Na lógica de Maquiavel a política é uma atividade essencialmente humana, o que implica em desvincular o ato de governar da religião e da moral cristã. A virtude de quem governa não está em seguir as escrituras, mas sim em ser capaz de permanecer no poder. Para Maquiavel, o bom governante seria aquele que tivesse a virtù, a capacidade de se adaptar as mudanças e de vencer as adversidades, se perpetuando no poder e garantindo a prosperidade de seus domínios.
Virtù, o jogo, tenta captar esse momento de disputas ao entregar para o jogador diversas maneiras de conseguir a supremacia. Investir em comércio para obter grandes montantes de ouro, declarar guerra aos seus inimigos e tomar suas cidades e plantar espiões nas cortes rivais para minar a força dos seus adversários são todas opções válidas para que você desempenhe a arte de governar de maneira adequada.
Para saber mais sobre o Renascimento
Caso você queira saber um pouco mais sobre a época do Renascimento, vão aí algumas dicas para começar a explorar esse assunto fascinante.
Livros
- A Cultura do Renascimento na Itália (1860), é um livro de ensaios de Jacob Burckhardt que entrega excelentes reflexões sobre o surgimento do individualismo moderno e sobre a arte renascentista.
- A Civilização do Renascimento (1967), texto já clássico do historiador de Jean Delumeau e que trabalha com a hipótese de que a Idade Média e o Renascimento não podem ser vistos como momentos opostos.
- Linhagens do Estado Absolutista (1974), obra um pouco datada de Perry Anderson, mas que trabalha de maneira bastante interessante os elementos políticos da modernidade.
Filmes, séries e documentários
- O Mercador de Veneza (2004) – boa parte do teatro shakespeariano tem como pano de fundo as cidades italianas. Em Mercador de Veneza temos um dos textos mais inspirados do Bardo, no qual vemos uma trama cheia de vingança e disputas de poder.

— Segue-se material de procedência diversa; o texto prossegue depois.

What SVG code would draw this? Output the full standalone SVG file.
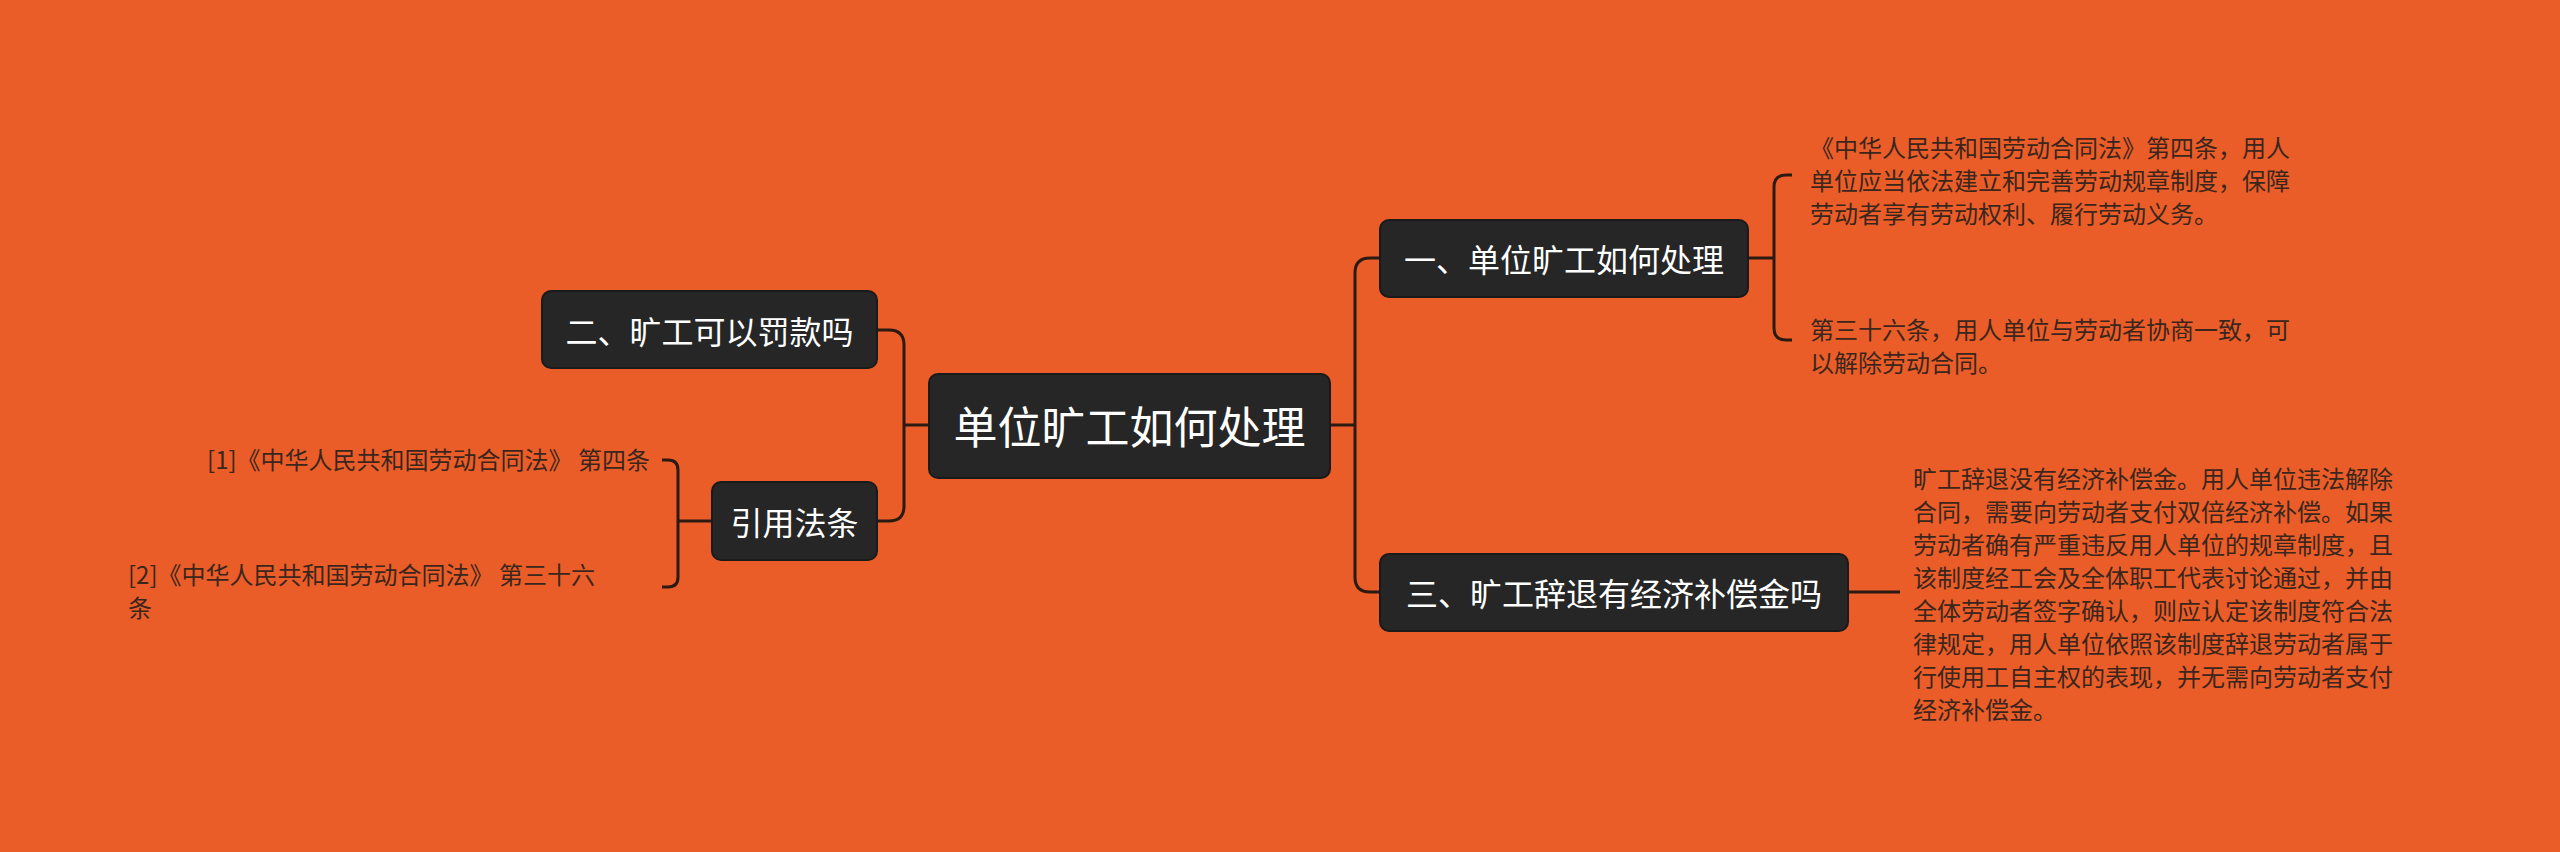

- The Borgias (2011) – série que conta com um elenco estelar e que acompanha os meandros políticos da família título em meio as disputas dos séculos XV e XVI. Uma boa série de época para quem gosta de intrigas palacianas, reviravoltas e traições.
- The Renaissance: The Age of Michelangelo and Leonardo Da Vinci (2019) – documentário em duas partes produzido pela TV pública alemã Deutsche Welle. Um material ricamente ilustrado, com depoimentos de historiadores e estudiosos do assunto.